**Stated goal**. Images are not part of the copy; write out the rest of the data exactly as given.

**Raw data**.
-*-*-

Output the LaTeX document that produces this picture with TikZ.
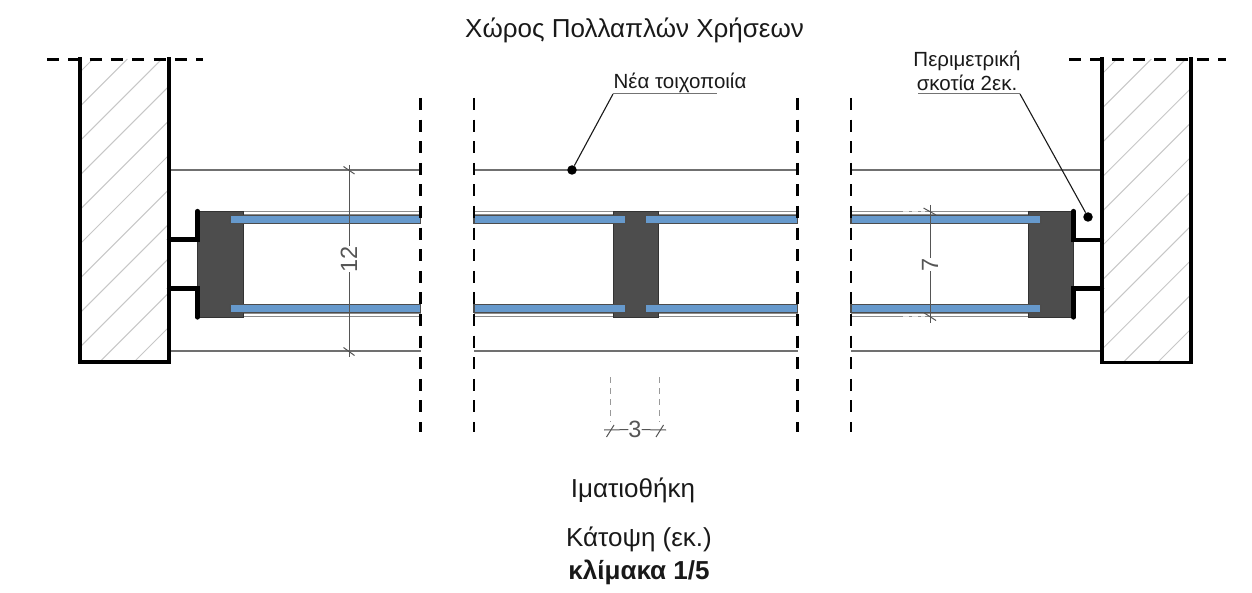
\documentclass[tikz,border=0pt]{standalone}
\usepackage{fontspec}
\setmainfont{Liberation Sans}
\definecolor{blockgray}{HTML}{4D4D4D}
\definecolor{panelblue}{HTML}{6699CC}
\definecolor{thingray}{HTML}{707070}
\definecolor{dimgray}{HTML}{555555}
\tikzset{
  wallline/.style={line width=3.6pt,line cap=rect,black},
  hatchline/.style={line width=1pt,draw=black!22},
  levelline/.style={line width=1.3pt,draw=thingray},
  skinline/.style={line width=1pt,draw=black!45},
  skingap/.style={line width=1.2pt,draw=white,opacity=0.7,dash pattern=on 6pt off 3pt},
  breakline/.style={line width=2.3pt,black,dash pattern=on 12pt off 9.6pt},
  topline/.style={line width=2.3pt,black,dash pattern=on 12pt off 9.3pt},
  block/.style={fill=blockgray,draw=black!80,line width=0.8pt},
  panel/.style={fill=panelblue,draw=black!70,line width=1.3pt},
  fixing/.style={line width=4.2pt,black,line cap=round},
  dimline/.style={line width=1pt,draw=dimgray},
  extline/.style={line width=0.8pt,draw=black!40,dash pattern=on 6pt off 5pt},
  leader/.style={line width=1.1pt,draw=black!90},
  leaderbar/.style={line width=1pt,draw=black!55},
  dotmark/.style={circle,fill=black,inner sep=0pt,minimum size=9.5pt},
  lab/.style={inner sep=0pt,font=\fontsize{#1}{#1}\selectfont,text=black!90},
  dimtext/.style={inner sep=0pt,font=\fontsize{23.5}{23.5}\selectfont,text=dimgray,fill=none},
}
\begin{document}
\begin{tikzpicture}[x=1pt,y=-1pt]
\useasboundingbox (0,0) rectangle (1252,593);
% --- hatching
\begin{scope}
  \clip (80,59) rectangle (169,362);
  \foreach \s in {152.0,186.4,...,540} \draw[hatchline] (\s-59,59) -- (\s-362,362);
\end{scope}
\begin{scope}
  \clip (1102,59) rectangle (1191,362);
  \foreach \s in {1176.0,1210.4,...,1560} \draw[hatchline] (\s-59,59) -- (\s-362,362);
\end{scope}
% --- level lines
\foreach \a/\b in {169/420.5,474/797.5,851/1102} {
  \draw[levelline] (\a,170) -- (\b,170);
  \draw[levelline] (\a,351) -- (\b,351);
}
% --- skins
\foreach \a/\b in {243/420.5,474/613,658/797.5,851/1028} \foreach \y in {211.5,214.5,313.5,317} \draw[skinline] (\a,\y) -- (\b,\y);
\draw[skingap] (903,211.5) -- (925,211.5);
\draw[skingap] (903,317) -- (925,317);
% --- blocks
\draw[block] (197.5,211) rectangle (243,317.5);
\draw[block] (613,211) rectangle (658,317.5);
\draw[block] (1028.5,211) rectangle (1073.5,317.5);
% --- panels
\foreach \y/\z in {215.7/223.5,304.5/312.3} {
  \draw[panel] (230,\y) rectangle (420.5,\z);
  \draw[panel] (474,\y) rectangle (626,\z);
  \draw[panel] (645,\y) rectangle (797.5,\z);
  \draw[panel] (851,\y) rectangle (1041,\z);
}
% --- fixings
\draw[fixing] (197.5,211) -- (197.5,239.5) -- (169,239.5);
\draw[fixing] (197.5,317.5) -- (197.5,288.5) -- (169,288.5);
\draw[fixing] (1073.5,211) -- (1073.5,240) -- (1102,240);
\draw[fixing] (1073.5,317.5) -- (1073.5,288.5) -- (1102,288.5);
% --- walls
\draw[wallline] (80,59) -- (80,362) -- (169,362) -- (169,59);
\draw[wallline] (1102,59) -- (1102,362.5) -- (1191,362.5) -- (1191,59);
\draw[topline] (47,59.5) -- (203,59.5);
\draw[topline] (1069,59.5) -- (1226,59.5);
% --- break lines
\foreach \x in {420.5,474,797.5,851} \draw[breakline] (\x,98) -- (\x,432);
% --- dimensions
\node[dimtext,rotate=90] (d12) at (349,259) {12};
\coordinate (d12a) at (349,165);
\coordinate (d12b) at (349,357);
\draw[dimline] (d12a) -- (d12);
\draw[dimline] (d12) -- (d12b);
\draw[dimline] (343.5,166.5) -- (354.5,174);
\draw[dimline] (343.5,347.5) -- (354.5,355.5);
\node[dimtext,rotate=90] (d7) at (930,264.5) {7};
\coordinate (d7a) at (930,205);
\coordinate (d7b) at (930,323);
\draw[dimline] (d7a) -- (d7);
\draw[dimline] (d7) -- (d7b);
\draw[dimline] (923.5,208) -- (936,215);
\draw[dimline] (923.5,312.5) -- (936,320.5);
\node[dimtext] (d3) at (635,429.5) {3};
\coordinate (d3a) at (604,430);
\coordinate (d3b) at (666,430);
\draw[dimline] (d3a) -- (d3);
\draw[dimline] (d3) -- (d3b);
\draw[dimline] (606.5,437) -- (614,425);
\draw[dimline] (656,437) -- (663.5,425);
\draw[extline] (610,377) -- (610,422);
\draw[extline] (659.5,377) -- (659.5,422);
% --- leaders
\node[dotmark] (dotA) at (572,170) {};
\coordinate (barA) at (613,94);
\coordinate (barAe) at (717,94);
\draw[leaderbar] (barA) -- (barAe);
\draw[leader] (barA) -- (dotA);
\node[dotmark] (dotB) at (1088,217) {};
\coordinate (barB) at (1020,94);
\coordinate (barBe) at (918,94);
\draw[leaderbar] (barB) -- (barBe);
\draw[leader] (barB) -- (dotB);
% --- labels
\node[lab=26] (title) at (634.5,30) {Χώρος Πολλαπλών Χρήσεων};
\node[lab=20.5] (wallnew) at (680,83) {Νέα τοιχοποιία};
\node[lab=20.5] (skotA) at (967,60.5) {Περιμετρική};
\node[lab=20.5] (skotB) at (967,83) {σκοτία 2εκ.};
\node[lab=26] (closet) at (633,490) {Ιματιοθήκη};
\node[lab=26] (plan) at (639,539) {Κάτοψη (εκ.)};
\node[lab=26,font=\fontsize{26}{26}\selectfont\bfseries] (scale) at (639,572.5) {κλίμακα 1/5};
\end{tikzpicture}
\end{document}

-*-*-

**Result of this task**.
Output the LaTeX document that produces this picture with TikZ.
\documentclass[tikz,border=0pt]{standalone}
\usepackage{fontspec}
\setmainfont{Liberation Sans}
\definecolor{blockgray}{HTML}{4D4D4D}
\definecolor{panelblue}{HTML}{6699CC}
\definecolor{thingray}{HTML}{707070}
\definecolor{dimgray}{HTML}{555555}
\tikzset{
  wallline/.style={line width=3.6pt,line cap=rect,black},
  hatchline/.style={line width=1pt,draw=black!22},
  levelline/.style={line width=1.3pt,draw=thingray},
  skinline/.style={line width=1pt,draw=black!45},
  skingap/.style={line width=1.2pt,draw=white,opacity=0.7,dash pattern=on 6pt off 3pt},
  breakline/.style={line width=2.3pt,black,dash pattern=on 12pt off 9.6pt},
  topline/.style={line width=2.3pt,black,dash pattern=on 12pt off 9.3pt},
  block/.style={fill=blockgray,draw=black!80,line width=0.8pt},
  panel/.style={fill=panelblue,draw=black!70,line width=1.3pt},
  fixing/.style={line width=4.2pt,black,line cap=round},
  dimline/.style={line width=1pt,draw=dimgray},
  extline/.style={line width=0.8pt,draw=black!40,dash pattern=on 6pt off 5pt},
  leader/.style={line width=1.1pt,draw=black!90},
  leaderbar/.style={line width=1pt,draw=black!55},
  dotmark/.style={circle,fill=black,inner sep=0pt,minimum size=9.5pt},
  lab/.style={inner sep=0pt,font=\fontsize{#1}{#1}\selectfont,text=black!90},
  dimtext/.style={inner sep=0pt,font=\fontsize{23.5}{23.5}\selectfont,text=dimgray,fill=none},
}
\begin{document}
\begin{tikzpicture}[x=1pt,y=-1pt]
\useasboundingbox (0,0) rectangle (1252,593);
% --- hatching
\begin{scope}
  \clip (80,59) rectangle (169,362);
  \foreach \s in {152.0,186.4,...,540} \draw[hatchline] (\s-59,59) -- (\s-362,362);
\end{scope}
\begin{scope}
  \clip (1102,59) rectangle (1191,362);
  \foreach \s in {1176.0,1210.4,...,1560} \draw[hatchline] (\s-59,59) -- (\s-362,362);
\end{scope}
% --- level lines
\foreach \a/\b in {169/420.5,474/797.5,851/1102} {
  \draw[levelline] (\a,170) -- (\b,170);
  \draw[levelline] (\a,351) -- (\b,351);
}
% --- skins
\foreach \a/\b in {243/420.5,474/613,658/797.5,851/1028} \foreach \y in {211.5,214.5,313.5,317} \draw[skinline] (\a,\y) -- (\b,\y);
\draw[skingap] (903,211.5) -- (925,211.5);
\draw[skingap] (903,317) -- (925,317);
% --- blocks
\draw[block] (197.5,211) rectangle (243,317.5);
\draw[block] (613,211) rectangle (658,317.5);
\draw[block] (1028.5,211) rectangle (1073.5,317.5);
% --- panels
\foreach \y/\z in {215.7/223.5,304.5/312.3} {
  \draw[panel] (230,\y) rectangle (420.5,\z);
  \draw[panel] (474,\y) rectangle (626,\z);
  \draw[panel] (645,\y) rectangle (797.5,\z);
  \draw[panel] (851,\y) rectangle (1041,\z);
}
% --- fixings
\draw[fixing] (197.5,211) -- (197.5,239.5) -- (169,239.5);
\draw[fixing] (197.5,317.5) -- (197.5,288.5) -- (169,288.5);
\draw[fixing] (1073.5,211) -- (1073.5,240) -- (1102,240);
\draw[fixing] (1073.5,317.5) -- (1073.5,288.5) -- (1102,288.5);
% --- walls
\draw[wallline] (80,59) -- (80,362) -- (169,362) -- (169,59);
\draw[wallline] (1102,59) -- (1102,362.5) -- (1191,362.5) -- (1191,59);
\draw[topline] (47,59.5) -- (203,59.5);
\draw[topline] (1069,59.5) -- (1226,59.5);
% --- break lines
\foreach \x in {420.5,474,797.5,851} \draw[breakline] (\x,98) -- (\x,432);
% --- dimensions
\node[dimtext,rotate=90] (d12) at (349,259) {12};
\coordinate (d12a) at (349,165);
\coordinate (d12b) at (349,357);
\draw[dimline] (d12a) -- (d12);
\draw[dimline] (d12) -- (d12b);
\draw[dimline] (343.5,166.5) -- (354.5,174);
\draw[dimline] (343.5,347.5) -- (354.5,355.5);
\node[dimtext,rotate=90] (d7) at (930,264.5) {7};
\coordinate (d7a) at (930,205);
\coordinate (d7b) at (930,323);
\draw[dimline] (d7a) -- (d7);
\draw[dimline] (d7) -- (d7b);
\draw[dimline] (923.5,208) -- (936,215);
\draw[dimline] (923.5,312.5) -- (936,320.5);
\node[dimtext] (d3) at (635,429.5) {3};
\coordinate (d3a) at (604,430);
\coordinate (d3b) at (666,430);
\draw[dimline] (d3a) -- (d3);
\draw[dimline] (d3) -- (d3b);
\draw[dimline] (606.5,437) -- (614,425);
\draw[dimline] (656,437) -- (663.5,425);
\draw[extline] (610,377) -- (610,422);
\draw[extline] (659.5,377) -- (659.5,422);
% --- leaders
\node[dotmark] (dotA) at (572,170) {};
\coordinate (barA) at (613,94);
\coordinate (barAe) at (717,94);
\draw[leaderbar] (barA) -- (barAe);
\draw[leader] (barA) -- (dotA);
\node[dotmark] (dotB) at (1088,217) {};
\coordinate (barB) at (1020,94);
\coordinate (barBe) at (918,94);
\draw[leaderbar] (barB) -- (barBe);
\draw[leader] (barB) -- (dotB);
% --- labels
\node[lab=26] (title) at (634.5,30) {Χώρος Πολλαπλών Χρήσεων};
\node[lab=20.5] (wallnew) at (680,83) {Νέα τοιχοποιία};
\node[lab=20.5] (skotA) at (967,60.5) {Περιμετρική};
\node[lab=20.5] (skotB) at (967,83) {σκοτία 2εκ.};
\node[lab=26] (closet) at (633,490) {Ιματιοθήκη};
\node[lab=26] (plan) at (639,539) {Κάτοψη (εκ.)};
\node[lab=26,font=\fontsize{26}{26}\selectfont\bfseries] (scale) at (639,572.5) {κλίμακα 1/5};
\end{tikzpicture}
\end{document}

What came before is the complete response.